Heavy rains in India’s southwest regions cause significant price hikes for tomatoes, greens and onions 

India’s early monsoon rainfall has caused widespread damage to vegetable crops across the southwest regions, increasing wholesale prices of tomatoes, onions and greens in recent weeks, according to reports by The Economic Times.  

India Tomato

Wholesale prices of tomatoes in Nashik and Pune have almost doubled in the last month 

“The impact of the damages inflicted on the plants by the heavy rainfall will be seen in the output and prices after three to four weeks,” Ajay Belhekar, a tomato grower from Junnar, Pune told the publication.  

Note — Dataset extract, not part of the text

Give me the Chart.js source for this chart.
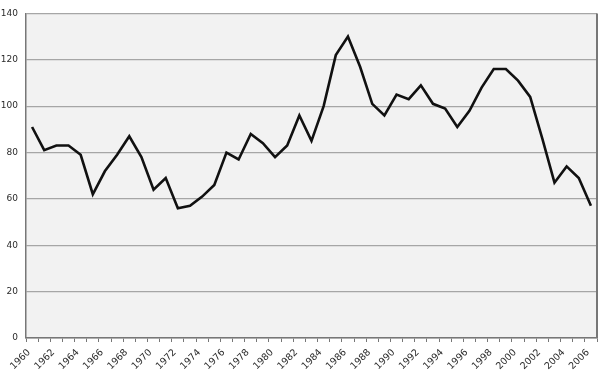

According to data from Agmarknet, prices of tomatoes have increased by 10-25 per cent in Andhra Pradesh, Gujarat, Karnataka and Maharashtra in the past week. However, at the wholesale markets in Nashik and Pune, tomato prices have almost doubled in the last month.  

Prices of leafy greens including methi, spinach and coriander have also increased by 12-16 per cent.  

Onion-growing regions in Maharashtra, including Nashik and Pune, have also experienced heavy pre-monsoon rainfall since early May damaging large quantities of crops.  

“Unseasonal rains have lashed onion-growing districts of Dhule, Nashik, Ahilyanagar, Chhatrapati Sambhajinagar, Pune, Solapur, Beed, Dharashiv, Akola, Jalna, Buldhana, and Jalgaon,” Bharat Dighole, founder-president of the Maharashtra State Onion Producers Farmers Association told Press Trust of India. “Prices were already down and have further slumped due to the unseasonal rains.”  

The down pour has affected both harvested onions stored in open fields and standing crops still awaiting harvest.